The Patriot (Die Patriotin)
Posted by | Conversations at the Edge | Posted on | October 14, 2004
Thursday, October 14, 2004, 7:45pm
History teacher Gabi Teichert is looking for something. She sets out, spade in hand and begins to dig. Deeper and deeper she digs, determined to uncover German history at last. She is fed up with simply feeding her pupils German events in chronological order, from crusades to Stalingrad, as directed by the curriculum. “German history was so moving that it cannot be propagated in a positive sense,” in her opinion. She feels compelled to improve the basic material available for history classes, such as by exerting a direct influence on the spot at a SPD party conference.

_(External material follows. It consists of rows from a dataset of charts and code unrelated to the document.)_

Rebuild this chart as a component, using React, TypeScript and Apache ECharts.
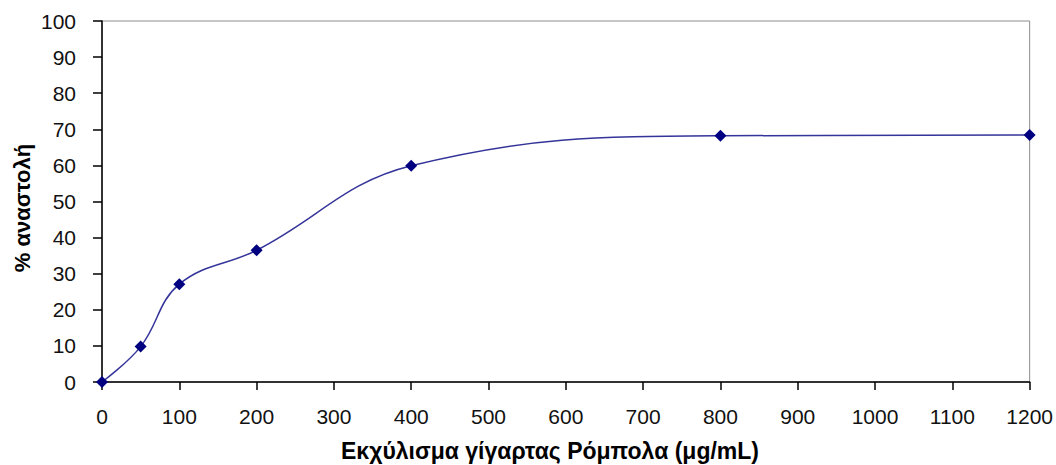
import React, { useEffect, useRef } from "react";
import * as echarts from "echarts";

const concentrations = [0, 50, 100, 200, 400, 800, 1200];
const inhibition = [0, 9.8, 27.1, 36.5, 59.9, 68.2, 68.4];
const xTitle = "Εκχύλισμα γίγαρτας Ρόμπολα (μg/mL)";
const yTitle = "% αναστολή";

export default function App() {
  const ref = useRef<HTMLDivElement>(null);
  useEffect(() => {
    if (!ref.current) return;
    const chart = echarts.init(ref.current, undefined, { renderer: "svg" });
    const font = "Arial, 'Liberation Sans', sans-serif";
    chart.setOption({
      animation: false,
      backgroundColor: "#ffffff",
      grid: {
        left: 102,
        right: 26,
        top: 21,
        bottom: 83,
        show: true,
        borderColor: "#8c8c8c",
        borderWidth: 1,
      },
      graphic: [
        {
          type: "text",
          x: 22,
          y: 208,
          rotation: Math.PI / 2,
          style: {
            text: yTitle,
            fontFamily: font,
            fontSize: 22,
            fontWeight: "bold",
            fill: "#000",
            align: "center",
            verticalAlign: "middle",
          },
        },
        {
          type: "text",
          x: 550,
          y: 451,
          style: {
            text: xTitle,
            fontFamily: font,
            fontSize: 23,
            fontWeight: "bold",
            fill: "#000",
            align: "center",
            verticalAlign: "middle",
          },
        },
      ],
      xAxis: {
        type: "value",
        min: 0,
        max: 1200,
        interval: 100,
        axisLine: { show: true, onZero: false, lineStyle: { color: "#000", width: 1.5 } },
        axisTick: { show: true, inside: false, length: 8, lineStyle: { color: "#000", width: 1.5 } },
        axisLabel: {
          fontFamily: font,
          fontSize: 21,
          color: "#111",
          margin: 24,
          formatter: (v: number) => String(v),
        },
        splitLine: { show: false },
      },
      yAxis: {
        type: "value",
        min: 0,
        max: 100,
        interval: 10,
        axisLine: { show: true, onZero: false, lineStyle: { color: "#000", width: 1.5 } },
        axisTick: { show: true, inside: false, length: 9, lineStyle: { color: "#000", width: 1.5 } },
        axisLabel: { fontFamily: font, fontSize: 21, color: "#111", margin: 26 },
        splitLine: { show: false },
      },
      series: [
        {
          type: "line",
          data: concentrations.map((c, i) => [c, inhibition[i]]),
          smooth: 0.4,
          clip: false,
          symbol: "diamond",
          symbolSize: 12,
          itemStyle: { color: "#000080" },
          lineStyle: { color: "#34349a", width: 1.5 },
        },
      ],
    });
    return () => chart.dispose();
  }, []);
  return (
    <div
      ref={ref}
      style={{ position: "fixed", left: 0, top: 0, width: 1056, height: 465 }}
    />
  );
}
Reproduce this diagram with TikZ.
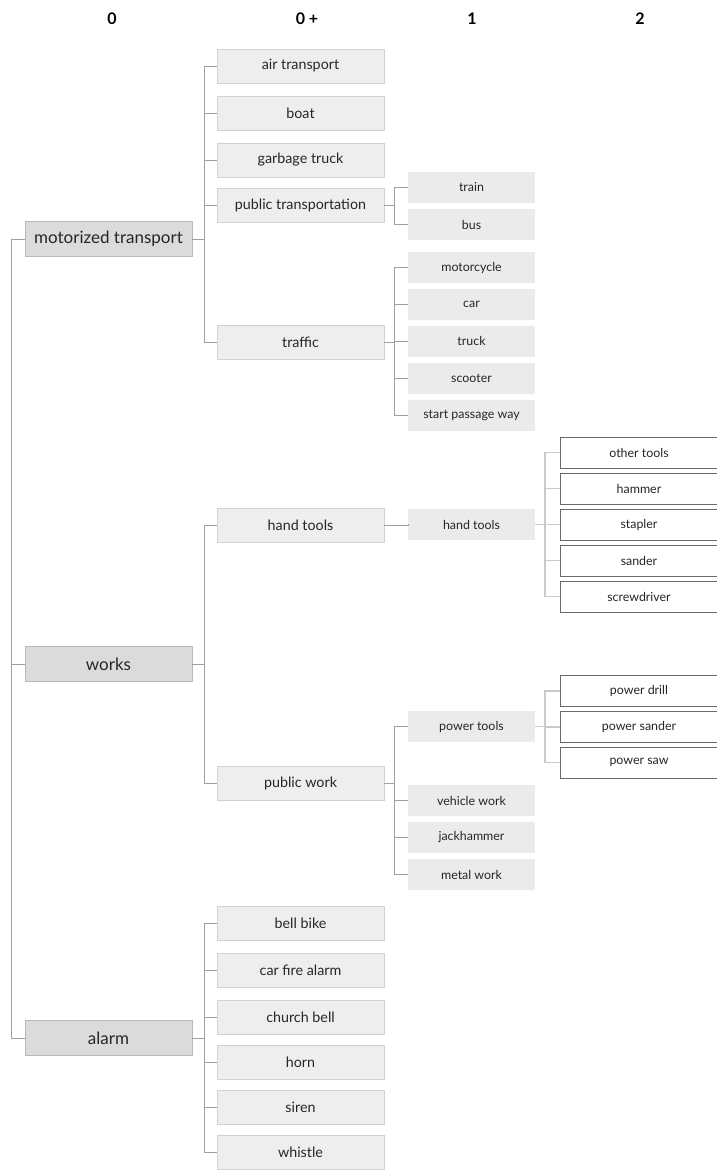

She is a practical person, curious and incredulous, looking for concrete evidence and not afraid of dirtying her hands during her private archeological digs, carrying out alchemistic experiments in her “witches kitchen” or using tools to attack fat volumes of history. The Patriot is the most perfect demonstration of master filmmaker Alexander Kluge’s theories and a film that totally refuses to bow to narrative cinema’s linearity and casualty, even refusing a stringent account of its contents. Instead, it presents different perspectives, attitudes, opinions and actions in order to encircle Kluge’s central theme: the development of a new awareness of history. In German with English subtitles (Marli Feldvoss/Daniel Eisenberg). 1979, Alexander Kluge, Germany, 121 min, 16mm.